Bank of England Governor Mark Carney said he expects all providers to increase returns for savers after the Bank’s Base Rate was increased from 0.25% to 0.5% - representing the first rise in 10 years. He said: “Banks did pass on the cuts to their depositors, and we expect competition to push it in the other direction. Obviously we will watch it closely.”

UK house prices ‘continuing to rise’

House prices in the UK have risen strongly and will continue on a path of growth in the coming months. This is according to Halifax, which said house prices increased by 4.5% in October, up from 4% in September, representing the fastest rise since February.

The lender pointed to cheap mortgages and high employment rates, which have continued to support house prices in recent months. It said that last week’s rise in Base Rates was also unlikely to dampen the market.

It brings the average price of a UK house to a new record high of £225,826.

Russell Galley, Managing Director of Halifax Community Bank, said: “We do not anticipate the Base Rate rise will be a barrier to buying a house.”

150,000 voluntary living wage staff set for pay rise

More than 150,000 workers whose employers are signed up to the voluntary living wage rate are set to get a pay rise. The voluntary rate will rise by 45p to £10.20 an hour for individuals living in London, and 30p to £8.75 across the rest of the UK.

Around 3,600 businesses are currently signed up to the scheme, which is separate to the National Living Wage and National Minimum Wage, including Google and IKEA. The scheme is currently promoted by the Living Wage Foundation campaign group.

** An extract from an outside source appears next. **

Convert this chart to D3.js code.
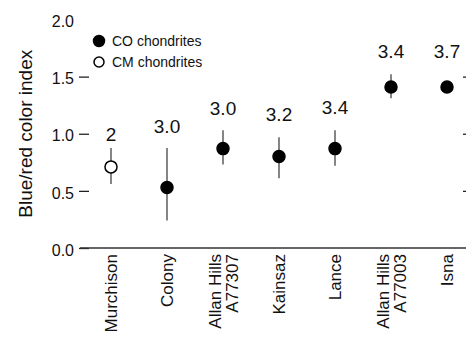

The National Living Wage, introduced in April 2016 for employees aged 25 and above, is currently set at £7.50 an hour. Those under 25 are still paid the lower National Minimum Wage.

Living Wage Foundation Director Katherine Chapman said: “In-work poverty is today’s story [...] The new living wage rates will bring relief for thousands of UK workers being squeezed by stagnant wages and rising inflation.”

Paradise Papers reveal tax haven secrets of super wealthy

A leak of financial documents has revealed how powerful and super wealthy individuals secretly invest vast amounts of their estate in offshore tax havens. The so-called Paradise Papers contain 13.4 million documents, mostly deriving from one leading firm in offshore finance.

Obtained by German newspaper Suddeutsche Zeitung, the Paradise Papers follow last year’s Panama Papers leak, which exposed a number of high-profile politicians, multinationals, celebrities and high-net-worth individuals using a number of complex structures of trusts, foundations and shell companies to protect their money from tax officials.

While the vast majority of the transactions involve no legal wrongdoing, the German publication has called in the International Consortium of Investigative Journalists to oversee an investigation into the dealings.

The Paradise Papers showed that around £10 million of the Queen’s private money was invested offshore, having been put into funds in the Cayman Islands and Bermuda by the Duchy of Lancaster, which provides the Queen with an income and handles investments for her £500 million private estate.